UKGovernmentBEIS / inspect_ai

Inspect: A framework for large language model evaluations
https://inspect.ai-safety-institute.org.uk/
MIT License
567 stars 98 forks source link

New benchmarks should go under benchmarks directory or in a separate package? #19

Closed alexandraabbas closed 2 months ago

alexandraabbas commented 4 months ago

Do I understand correctly that AISI prefers other benchmarks to be in a separate package?

Or do you expect users to contribute benchmarks under benchmarks/ similar to OpenAI's registry or lm-evaluation-harness's tasks?

aisi-inspect commented 4 months ago

The benchmarks in Inspect are not intended as a formal suite, but more example uses of the framework. We will generally check them on 2 or 3 models to ensure that the results are comparable to what is published, however a formal suite would actually ideally be run regularly (and adapted as required) for many more models, and we'd also want to have published results. Not sure that this is something we will do in the short term.

Net: I think if there is a broader effort to build out a suite of Inspect evals comparable to OpenAI/EvalHarness it would at this stage be better done as a community effort. This is something we might do in the future but I have no way of handicapping likelihood or timetable.

alexandraabbas commented 4 months ago

Thanks for the reply! Makes sense. I would be happy to get this started for an initial set of benchmarks and encourage the community to add more. Do you think a separate package makes sense or would you recommend incorporating the registry into this repository?

jjallaire commented 4 months ago

I think it would ideally be in its own repository. Something like this: https://github.com/openai/simple-evals

jjallaire commented 4 months ago

Let us know here if/when you put up the repo! (and of course feel free to use the benchmarks we've already published as a starting point). Note that we have BoolQ (https://arxiv.org/abs/1905.10044) and PIQA (https://arxiv.org/abs/1911.11641) benchmarks coming in our next release (~ next few days)

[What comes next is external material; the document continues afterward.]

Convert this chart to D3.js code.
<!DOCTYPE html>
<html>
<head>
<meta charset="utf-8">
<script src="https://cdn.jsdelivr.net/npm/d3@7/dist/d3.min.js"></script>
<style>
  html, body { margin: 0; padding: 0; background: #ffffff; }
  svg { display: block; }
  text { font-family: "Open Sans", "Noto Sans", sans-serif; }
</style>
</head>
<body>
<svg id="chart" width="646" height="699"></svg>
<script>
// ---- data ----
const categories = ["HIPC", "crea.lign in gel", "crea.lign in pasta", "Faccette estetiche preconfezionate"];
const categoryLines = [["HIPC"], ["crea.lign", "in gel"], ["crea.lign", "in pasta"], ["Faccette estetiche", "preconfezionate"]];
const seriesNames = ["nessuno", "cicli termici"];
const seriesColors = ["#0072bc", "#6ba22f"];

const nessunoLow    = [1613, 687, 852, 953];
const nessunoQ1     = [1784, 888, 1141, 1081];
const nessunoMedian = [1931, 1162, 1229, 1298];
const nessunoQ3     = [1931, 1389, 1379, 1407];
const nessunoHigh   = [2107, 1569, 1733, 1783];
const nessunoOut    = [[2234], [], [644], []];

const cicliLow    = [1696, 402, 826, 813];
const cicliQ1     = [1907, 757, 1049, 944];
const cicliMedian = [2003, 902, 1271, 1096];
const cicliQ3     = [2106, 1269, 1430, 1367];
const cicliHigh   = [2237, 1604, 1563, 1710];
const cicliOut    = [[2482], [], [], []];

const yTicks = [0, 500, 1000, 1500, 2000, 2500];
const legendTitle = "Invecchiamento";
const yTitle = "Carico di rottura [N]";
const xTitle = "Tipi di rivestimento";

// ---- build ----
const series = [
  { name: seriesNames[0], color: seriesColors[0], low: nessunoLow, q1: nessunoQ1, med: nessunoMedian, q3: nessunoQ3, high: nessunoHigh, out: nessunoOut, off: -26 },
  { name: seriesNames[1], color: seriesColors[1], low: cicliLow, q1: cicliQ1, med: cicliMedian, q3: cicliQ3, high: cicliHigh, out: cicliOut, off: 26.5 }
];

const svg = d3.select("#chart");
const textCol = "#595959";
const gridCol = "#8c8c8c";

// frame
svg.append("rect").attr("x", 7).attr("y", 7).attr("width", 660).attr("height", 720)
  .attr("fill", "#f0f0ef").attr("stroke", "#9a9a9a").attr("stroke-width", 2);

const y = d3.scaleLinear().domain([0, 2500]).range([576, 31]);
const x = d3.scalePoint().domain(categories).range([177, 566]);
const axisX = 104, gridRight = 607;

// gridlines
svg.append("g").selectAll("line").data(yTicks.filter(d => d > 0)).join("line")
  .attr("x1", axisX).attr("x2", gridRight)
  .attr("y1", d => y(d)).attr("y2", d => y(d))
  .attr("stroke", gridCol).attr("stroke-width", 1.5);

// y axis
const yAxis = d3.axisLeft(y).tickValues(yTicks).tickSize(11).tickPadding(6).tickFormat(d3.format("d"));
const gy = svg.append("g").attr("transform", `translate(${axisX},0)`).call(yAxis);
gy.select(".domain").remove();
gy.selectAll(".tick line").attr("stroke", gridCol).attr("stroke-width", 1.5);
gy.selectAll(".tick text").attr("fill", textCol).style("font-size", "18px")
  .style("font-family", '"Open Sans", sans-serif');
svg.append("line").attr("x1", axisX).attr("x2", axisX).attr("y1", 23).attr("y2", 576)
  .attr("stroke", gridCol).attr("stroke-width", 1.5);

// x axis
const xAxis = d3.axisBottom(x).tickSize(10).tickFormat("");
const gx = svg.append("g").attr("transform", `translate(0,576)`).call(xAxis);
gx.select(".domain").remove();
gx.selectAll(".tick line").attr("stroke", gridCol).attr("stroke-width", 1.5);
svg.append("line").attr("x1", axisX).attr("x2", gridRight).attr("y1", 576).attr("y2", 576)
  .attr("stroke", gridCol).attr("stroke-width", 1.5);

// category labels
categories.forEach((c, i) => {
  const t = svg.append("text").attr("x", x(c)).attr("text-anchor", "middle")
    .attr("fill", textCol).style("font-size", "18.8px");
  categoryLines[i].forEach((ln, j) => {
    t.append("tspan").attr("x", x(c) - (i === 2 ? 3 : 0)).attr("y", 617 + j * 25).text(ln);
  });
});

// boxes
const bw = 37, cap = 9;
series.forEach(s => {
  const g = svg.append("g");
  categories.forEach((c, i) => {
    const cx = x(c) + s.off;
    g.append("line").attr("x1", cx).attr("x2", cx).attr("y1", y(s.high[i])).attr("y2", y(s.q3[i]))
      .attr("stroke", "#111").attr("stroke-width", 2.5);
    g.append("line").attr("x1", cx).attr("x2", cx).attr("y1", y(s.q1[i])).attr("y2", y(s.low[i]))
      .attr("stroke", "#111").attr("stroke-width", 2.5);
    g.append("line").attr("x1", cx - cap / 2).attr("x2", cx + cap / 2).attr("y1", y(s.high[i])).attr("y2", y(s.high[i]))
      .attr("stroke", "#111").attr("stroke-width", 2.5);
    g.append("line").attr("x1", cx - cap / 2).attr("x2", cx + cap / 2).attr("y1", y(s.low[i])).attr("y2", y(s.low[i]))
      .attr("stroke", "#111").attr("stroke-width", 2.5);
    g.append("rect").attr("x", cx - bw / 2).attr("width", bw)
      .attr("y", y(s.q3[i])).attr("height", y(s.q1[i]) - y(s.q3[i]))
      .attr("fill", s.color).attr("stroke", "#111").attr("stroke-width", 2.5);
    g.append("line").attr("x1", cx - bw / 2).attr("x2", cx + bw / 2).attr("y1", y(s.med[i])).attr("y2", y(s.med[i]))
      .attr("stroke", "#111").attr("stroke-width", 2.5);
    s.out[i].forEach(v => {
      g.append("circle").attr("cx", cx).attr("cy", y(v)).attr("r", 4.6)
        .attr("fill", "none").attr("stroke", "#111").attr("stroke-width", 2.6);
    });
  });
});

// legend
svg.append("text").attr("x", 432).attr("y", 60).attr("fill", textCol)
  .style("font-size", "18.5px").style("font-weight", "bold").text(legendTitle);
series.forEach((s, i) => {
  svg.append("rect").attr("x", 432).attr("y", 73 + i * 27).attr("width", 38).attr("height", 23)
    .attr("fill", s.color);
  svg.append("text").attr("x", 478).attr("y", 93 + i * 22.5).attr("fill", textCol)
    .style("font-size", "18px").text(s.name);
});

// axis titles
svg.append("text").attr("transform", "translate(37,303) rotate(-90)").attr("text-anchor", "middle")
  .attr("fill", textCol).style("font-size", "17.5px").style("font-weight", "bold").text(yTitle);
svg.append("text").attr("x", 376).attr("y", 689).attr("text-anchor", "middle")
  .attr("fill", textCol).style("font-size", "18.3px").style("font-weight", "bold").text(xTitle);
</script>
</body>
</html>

jjallaire commented 4 months ago

@alexandraabbas we've some additional internal discussion on this and do think it would be beneficial if we make benchmarks/ more than just examples. That would mean running them on some models and publishing the results in the README as well as providing scripts to run them all against any model (generating the same output).

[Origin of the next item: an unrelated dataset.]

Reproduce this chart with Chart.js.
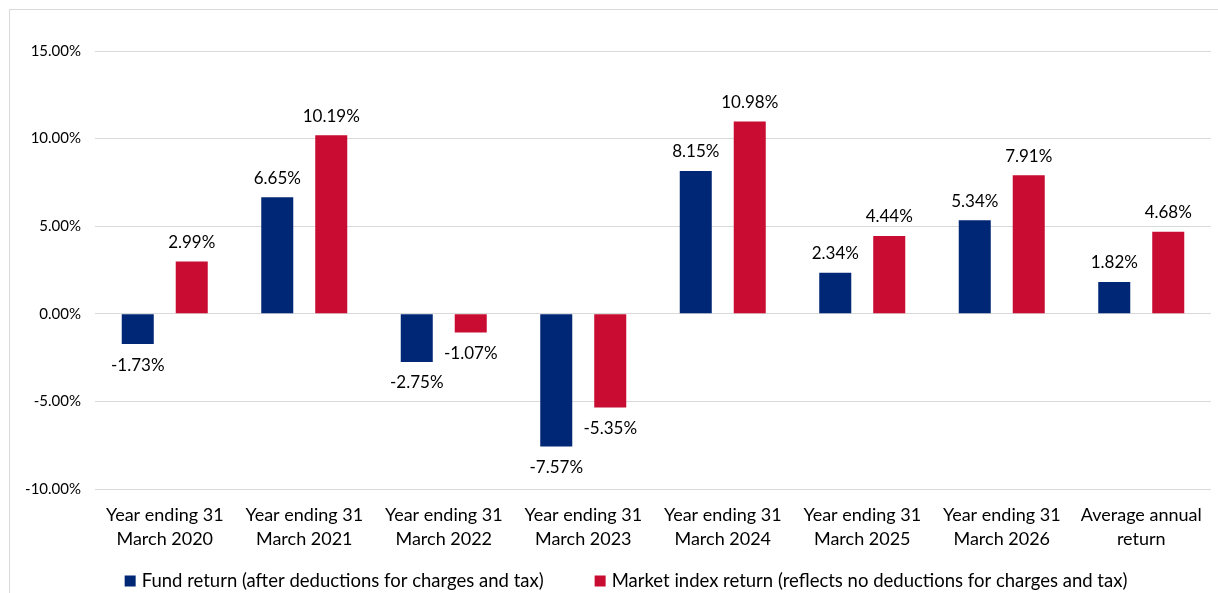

@sdtblckgov Is going to spend some time working on this. We will post back to this issue once we have something more to share. In the meantime, if you are working on benchmarks let us know the repo URL here and we can provide feedback, etc. (eventually we hope to be able to merge these as PRs, but we are still working on the process for that).

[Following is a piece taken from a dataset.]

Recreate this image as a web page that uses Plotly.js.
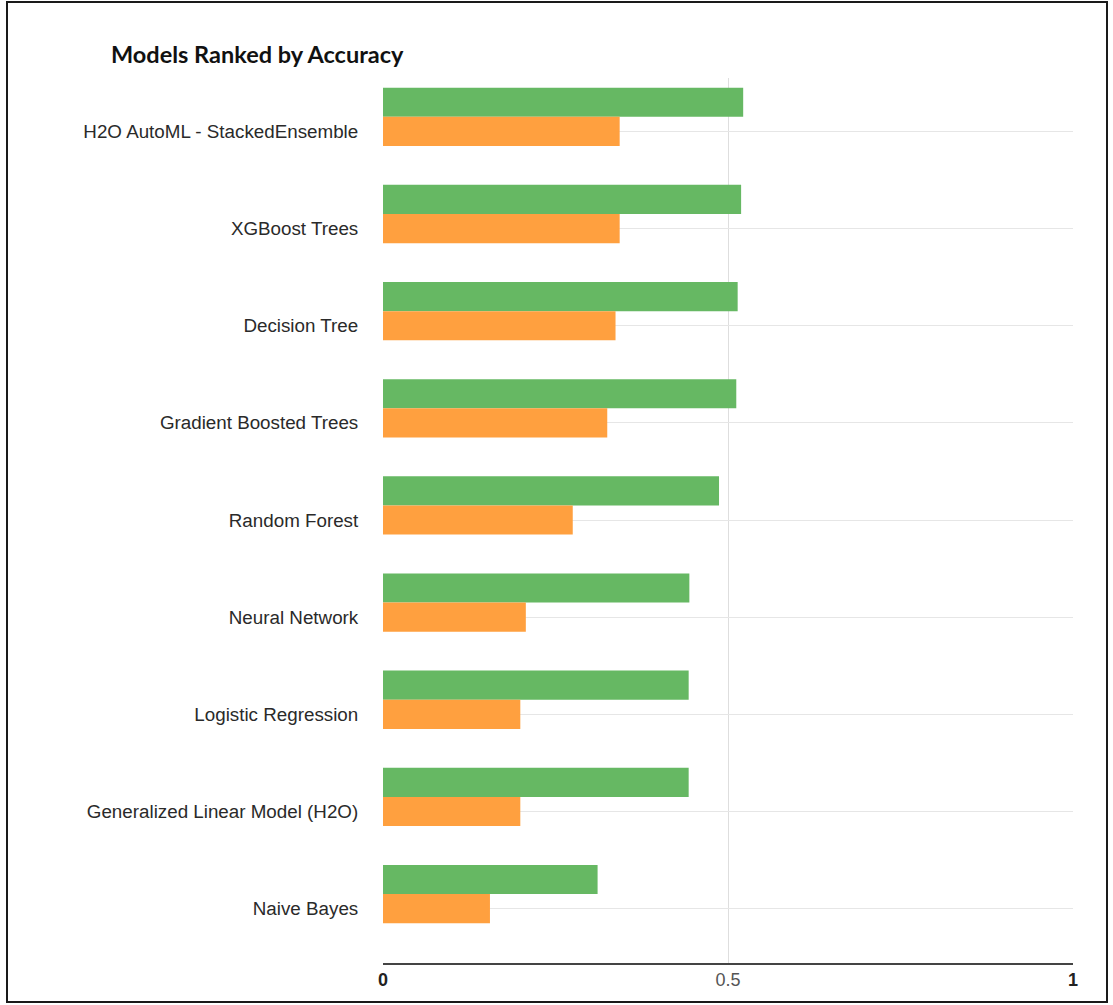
<!DOCTYPE html>
<html>
<head>
<meta charset="utf-8">
<script src="https://cdn.plot.ly/plotly-3.0.1.min.js"></script>
<style>
  html, body { margin: 0; padding: 0; background: #fff; }
  #wrap { position: relative; width: 1113px; height: 1005px; }
  #chart { position: absolute; left: 0; top: 0; width: 1113px; height: 1005px; }
  #frame { position: absolute; left: 6px; top: 1px; width: 1098px; height: 998px;
           border: 2px solid #1a1a1a; pointer-events: none; }
</style>
</head>
<body>
<div id="wrap">
  <div id="chart"></div>
  <div id="frame"></div>
</div>
<script>
// ---- data ----
const categories = [
  "H2O AutoML - StackedEnsemble",
  "XGBoost Trees",
  "Decision Tree",
  "Gradient Boosted Trees",
  "Random Forest",
  "Neural Network",
  "Logistic Regression",
  "Generalized Linear Model (H2O)",
  "Naive Bayes"
];
const greenValues  = [0.522, 0.519, 0.514, 0.512, 0.487, 0.444, 0.443, 0.443, 0.311];
const orangeValues = [0.343, 0.343, 0.337, 0.325, 0.275, 0.207, 0.199, 0.199, 0.155];
const xTickValues = [0, 0.5, 1];
const xTickLabels = ["0", "0.5", "1"];
const chartTitle = "Models Ranked by Accuracy";

// ---- chart ----
const greenTrace = {
  type: "bar", orientation: "h",
  name: "Accuracy",
  y: categories, x: greenValues,
  width: 0.3, offset: -0.45,
  marker: { color: "#66B863" },
  hoverinfo: "x+y"
};
const orangeTrace = {
  type: "bar", orientation: "h",
  name: "Kappa",
  y: categories, x: orangeValues,
  width: 0.3, offset: -0.15,
  marker: { color: "#FFA03F" },
  hoverinfo: "x+y"
};

const tickText = xTickLabels.map(function (t, i) {
  return (xTickValues[i] === 0.5)
    ? '<span style="color:#555">' + t + '</span>'
    : '<b>' + t + '</b>';
});

const layout = {
  width: 1113, height: 1005,
  margin: { l: 383, r: 40, t: 78, b: 42, pad: 0 },
  paper_bgcolor: "#ffffff", plot_bgcolor: "#ffffff",
  showlegend: false,
  barmode: "overlay",
  font: { family: "Liberation Sans, Arial, sans-serif", color: "#222" },
  title: {
    text: "<b>" + chartTitle + "</b>",
    font: { family: "Lato, Open Sans, sans-serif", size: 23.5, color: "#111" },
    xref: "container", yref: "container",
    x: 111 / 1113, xanchor: "left",
    y: 1 - 55 / 1005, yanchor: "middle"
  },
  xaxis: {
    range: [0, 1],
    tickmode: "array", tickvals: xTickValues, ticktext: tickText,
    tickfont: { size: 18, color: "#222", family: "Liberation Sans, Arial, sans-serif" },
    showgrid: true, gridcolor: "#dedede", gridwidth: 1,
    zeroline: false,
    showline: true, linecolor: "#444", linewidth: 1.5,
    ticks: "", fixedrange: true
  },
  yaxis: {
    type: "category",
    categoryorder: "array", categoryarray: categories,
    range: [8.56, -0.55],
    tickfont: { size: 18.8, color: "#2a2a2a", family: "Liberation Sans, Arial, sans-serif" },
    showgrid: true, gridcolor: "#e6e6e6", gridwidth: 1,
    zeroline: false, showline: false,
    ticks: "outside", ticklen: 20, tickcolor: "rgba(0,0,0,0)",
    fixedrange: true
  }
};

Plotly.newPlot("chart", [greenTrace, orangeTrace], layout, { displayModeBar: false, staticPlot: true });
</script>
</body>
</html>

alexandraabbas commented 4 months ago

I think making benchmarks/ more than just examples would be very beneficial!

No problem! Sounds good, I'll get back with the repo once I have something to show.

jjallaire commented 2 months ago

Hi @alexandraabbas, an update. We have now sorted things for taking contributions into benchmarks/. If you are still interested in contributing here please coordinate with @jwilles from Vector Institute as they are leading this effort. Thanks!